Adrienne Ohler said one of the key differences between high and low-income houses is the amount of appliances. For example, high-income houses have more, including multiple (and larger) televisions, and often a second refrigerator. But unlike low-income houses, higher-income homes tend to use natural gas more for space heaters and water heaters, which helps keep the electricity bill down.
“We know high-income households can withstand a price increase and they will adapt and change their behavior. It’s sometimes harder for low-income households who very much rely on electricity for cooking and heating their houses,” said Ohler.
Ohler said lower-income homes are also less likely to have air-conditioning, or dryers. The latter surprised her a bit.
“And that’s another way they compensate. They do laundry less often,” said Ohler, who said since lower-income households are less likely to have air-conditioning units, they also can’t compensate for higher rates by using less air conditioning.
Ohler said one of the main takeaways from the study she co-authored with Illinois State alum Yewande Marquis was an attempt to steer economists away from focusing on elasticity issues. She said economists tend to fall that way because elasticity is a measure of how responsive households are in terms of a percentage change, which she said is not a fair way to compare high and low-incomes houses.
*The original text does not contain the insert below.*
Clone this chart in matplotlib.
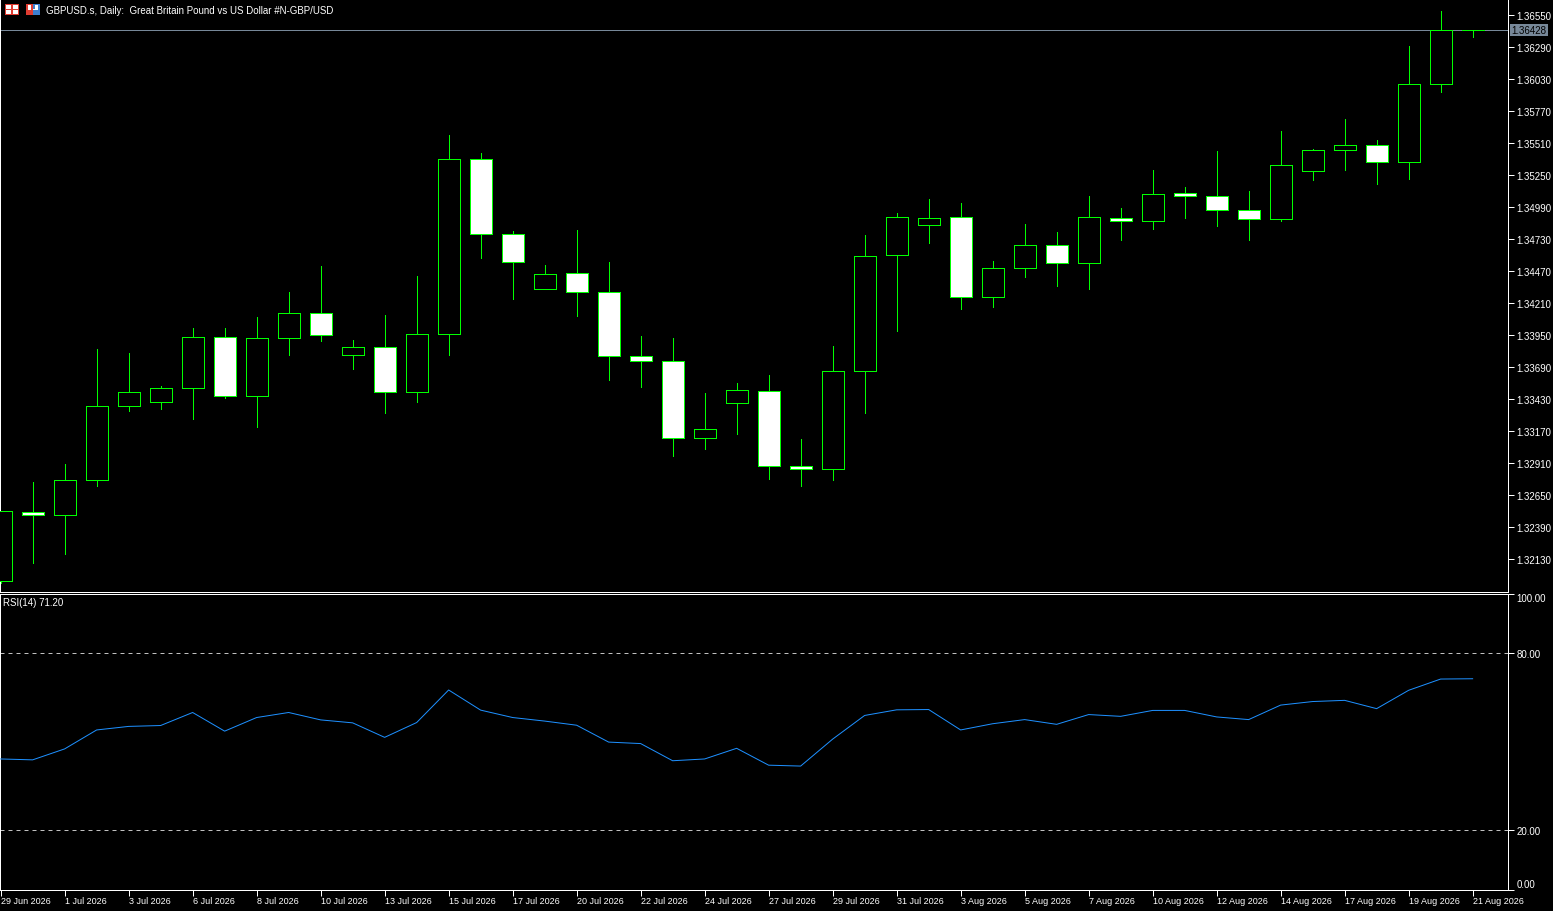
import matplotlib
matplotlib.use("Agg")
import matplotlib.pyplot as plt
from matplotlib.patches import Rectangle
from matplotlib.transforms import blended_transform_factory

# daily GBPUSD bars (broker shows Sunday bars too)
opens = [1.31949, 1.32508, 1.32485, 1.32769, 1.33371, 1.33403, 1.33517, 1.33931, 1.33452, 1.33923,
         1.34126, 1.33785, 1.33850, 1.33484, 1.33956, 1.35378, 1.34768, 1.34321, 1.34451, 1.34297,
         1.33777, 1.33736, 1.33111, 1.33395, 1.33493, 1.32883, 1.32859, 1.33655, 1.34598, 1.34841,
         1.34906, 1.34256, 1.34492, 1.34679, 1.34533, 1.34898, 1.34874, 1.35101, 1.35077, 1.34963,
         1.34890, 1.35280, 1.35451, 1.35491, 1.35353, 1.35987, 1.36428]
highs = [1.32518, 1.32753, 1.32899, 1.33836, 1.33804, 1.33536, 1.34007, 1.34007, 1.34096, 1.34299,
         1.34511, 1.33909, 1.34113, 1.34429, 1.35575, 1.35429, 1.34795, 1.34519, 1.34803, 1.34541,
         1.33939, 1.33926, 1.33479, 1.33560, 1.33625, 1.33105, 1.33861, 1.34763, 1.34941, 1.35055,
         1.35023, 1.34551, 1.34852, 1.34787, 1.35079, 1.34982, 1.35291, 1.35153, 1.35445, 1.35120,
         1.35608, 1.35461, 1.35705, 1.35534, 1.36298, 1.36583, 1.36432]
lows = [1.31935, 1.32100, 1.32173, 1.32726, 1.33335, 1.33351, 1.33270, 1.33441, 1.33205, 1.33790,
        1.33904, 1.33676, 1.33319, 1.33408, 1.33790, 1.34578, 1.34245, 1.34321, 1.34107, 1.33587,
        1.33530, 1.32969, 1.33026, 1.33148, 1.32782, 1.32726, 1.32774, 1.33319, 1.33985, 1.34700,
        1.34164, 1.34180, 1.34424, 1.34351, 1.34326, 1.34724, 1.34814, 1.34903, 1.34838, 1.34724,
        1.34874, 1.35212, 1.35293, 1.35179, 1.35220, 1.35927, 1.36374]
closes = [1.32518, 1.32488, 1.32769, 1.33371, 1.33484, 1.33517, 1.33931, 1.33452, 1.33923, 1.34126,
          1.33948, 1.33850, 1.33484, 1.33956, 1.35378, 1.34768, 1.34541, 1.34443, 1.34297, 1.33777,
          1.33736, 1.33111, 1.33184, 1.33501, 1.32883, 1.32859, 1.33655, 1.34589, 1.34906, 1.34898,
          1.34256, 1.34492, 1.34679, 1.34533, 1.34906, 1.34874, 1.35093, 1.35077, 1.34963, 1.34890,
          1.35329, 1.35451, 1.35491, 1.35353, 1.35987, 1.36425, 1.36428]

rsi = [44.1, 43.8, 47.5, 53.9, 55.1, 55.4, 59.8, 53.5, 58.1, 59.8,
       57.3, 56.3, 51.4, 56.4, 67.4, 60.6, 58.1, 56.9, 55.5, 49.8,
       49.3, 43.5, 44.1, 47.7, 42.0, 41.7, 50.8, 58.8, 60.7, 60.8,
       53.9, 56.0, 57.4, 55.8, 59.1, 58.5, 60.5, 60.5, 58.3, 57.4,
       62.3, 63.5, 63.9, 61.1, 67.3, 71.1, 71.2]

date_labels = ["29 Jun 2026", "1 Jul 2026", "3 Jul 2026", "6 Jul 2026", "8 Jul 2026", "10 Jul 2026",
               "13 Jul 2026", "15 Jul 2026", "17 Jul 2026", "20 Jul 2026", "22 Jul 2026", "24 Jul 2026",
               "27 Jul 2026", "29 Jul 2026", "31 Jul 2026", "3 Aug 2026", "5 Aug 2026", "7 Aug 2026",
               "10 Aug 2026", "12 Aug 2026", "14 Aug 2026", "17 Aug 2026", "19 Aug 2026", "21 Aug 2026"]

price_ticks = [1.32130, 1.32390, 1.32650, 1.32910, 1.33170, 1.33430, 1.33690, 1.33950, 1.34210,
               1.34470, 1.34730, 1.34990, 1.35250, 1.35510, 1.35770, 1.36030, 1.36290, 1.36550]
last_price = 1.36428

GREEN = "#00ff00"
FONT = "Liberation Sans"
PX = 0.72  # one pixel in points at 100 dpi
W, H = 1553, 912


def px_rect(l, t, r, b):
    return [l / W, 1 - b / H, (r - l) / W, (b - t) / H]


fig = plt.figure(figsize=(W / 100, H / 100), dpi=100, facecolor="black")
ax = fig.add_axes(px_rect(0, 0, 1508, 592.5), facecolor="black")
ax2 = fig.add_axes(px_rect(0, 594.5, 1508, 890.5), facecolor="black")

n = len(opens)
xs = list(range(n))

# candles: wicks first, bodies on top (bull = black body, bear = white body)
ax.vlines(xs, lows, highs, color=GREEN, lw=PX, zorder=2, antialiased=False)
bottoms = [min(o, c) for o, c in zip(opens, closes)]
heights = [abs(c - o) for o, c in zip(opens, closes)]
fills = ["black" if c >= o else "white" for o, c in zip(opens, closes)]
ax.bar(xs, heights, bottom=bottoms, width=0.69, color=fills, edgecolor=GREEN,
       linewidth=PX, zorder=3, antialiased=False)

ax.axhline(last_price, color="#778899", lw=PX, zorder=1)

ax.set_xlim(-0.02, 1508 / 32 - 0.02)
ax.set_ylim(1.36680 - 592.5 * 0.00008125, 1.36680)

ax.yaxis.tick_right()
ax.set_yticks(price_ticks)
ax.set_yticklabels([f"{p:.5f}" for p in price_ticks])
ax.tick_params(axis="y", colors="white", length=4, width=PX, pad=2, labelsize=7)
ax.tick_params(axis="x", bottom=False, labelbottom=False)
for lab in ax.get_yticklabels():
    lab.set_fontfamily(FONT)
ax.spines["top"].set_visible(False)
for s in ["left", "right", "bottom"]:
    ax.spines[s].set_color("white")
    ax.spines[s].set_linewidth(PX)

tr = blended_transform_factory(ax.transAxes, ax.transData)
ax.text(1.0025, last_price, f"{last_price:.5f}", transform=tr, va="center", ha="left",
        fontsize=7, family=FONT, color="black", zorder=5, clip_on=False,
        bbox=dict(boxstyle="square,pad=0.15", facecolor="#778899", edgecolor="none"))

# RSI pane
ax2.plot(xs, rsi, color="#1e90ff", lw=PX, zorder=3)
ax2.axhline(80, color="#c0c0c0", lw=PX, dashes=(4, 4))
ax2.axhline(20, color="#c0c0c0", lw=PX, dashes=(4, 4))
ax2.set_xlim(-0.02, 1508 / 32 - 0.02)
ax2.set_ylim(0, 100)
ax2.yaxis.tick_right()
ax2.set_yticks([0, 20, 80, 100])
ax2.set_yticklabels(["0.00", "20.00", "80.00", "100.00"])
ax2.tick_params(axis="y", colors="white", length=4, width=PX, pad=2, labelsize=7)
ylabs = ax2.get_yticklabels()
ylabs[0].set_va("bottom")
ylabs[3].set_va("top")
for lab in ylabs:
    lab.set_fontfamily(FONT)

ax2.set_xticks(xs[::2])
ax2.set_xticklabels(date_labels)
ax2.tick_params(axis="x", colors="white", length=4, width=PX, pad=1, labelsize=6.5)
for lab in ax2.get_xticklabels():
    lab.set_ha("left")
    lab.set_fontfamily(FONT)
for s in ax2.spines.values():
    s.set_color("white")
    s.set_linewidth(PX)

ax2.text(3 / 1508, 1 - 9 / 296, "RSI(14) 71.20", transform=ax2.transAxes, va="center",
         ha="left", fontsize=7, family=FONT, color="white")

# header with the two little toolbar icons
fig.text(46 / W, 1 - 10.5 / H, "GBPUSD.s, Daily:  Great Britain Pound vs US Dollar #N-GBP/USD",
         va="center", ha="left", fontsize=7, family=FONT, color="white")


def icon(x, y, w, h, color):
    fig.add_artist(Rectangle((x / W, 1 - (y + h) / H), w / W, h / H, transform=fig.transFigure,
                             facecolor=color, edgecolor="none"))


icon(5, 5, 14, 11, "#e03c31")
icon(6, 6, 5, 4, "white")
icon(13, 6, 5, 4, "white")
icon(6, 11, 5, 4, "white")
icon(13, 11, 5, 4, "white")
icon(26, 5, 7, 11, "#e03c31")
icon(33, 5, 7, 11, "#3c7fd0")
icon(28, 6, 3, 5, "white")
icon(35, 6, 3, 4, "white")
icon(33, 10, 5, 1, "white")

fig.savefig("out.png", dpi=100, facecolor="black")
“Low-income houses start with less electricity use, so if they’re only using, say, 1,000 kilowatt hours per month, a 10 percent reduction is only going to be 100 kilowatt hours. But for a high-income household that’s using 2,000 kilowatt hours, a 10 percent reduction is going to lead to much more electricity use,” said Ohler.
That means the same percentage decrease in usage doesn’t lead to the same amount of actual electricity reduction.
Ohler also works closely with the Illinois Commerce Commission in her role as the director of outreach for the Institute for Regulatory Policy Studies at Illinois State University. In that role, she helps organize a biannual conference with state regulators and utilities to discuss impacts of changing prices.
ICC members are appointed by the governor and need to no special expertise to serve. Ohler said though appointees may not be familiar with how electricity markets work, they are very curious how price changes affect low-income households. She said rate0change studies tend to focus on price elasticity—and how the average household responds to electricity rate increases.
“One of the purposes of that conference is to educate them on what it is the laws say they can do, and what is happening in the industry right now,” said Ohler. “Where the study comes in is that we can point to this study and say, ‘If you’re concerned about low-income households, this is what the appliance stock looks like for those low-income households.”
Ohler surmised a fair amount of ICC members are concerned about how rate changes affect low-income households, which will factor into their decision-making as regulators.
“In some of the demand charges and pricing systems that have been proposed in the past, they were concerned enough about low-income households that they did not vote in favor of a rate increase or a change in that rate structure,” said Ohler.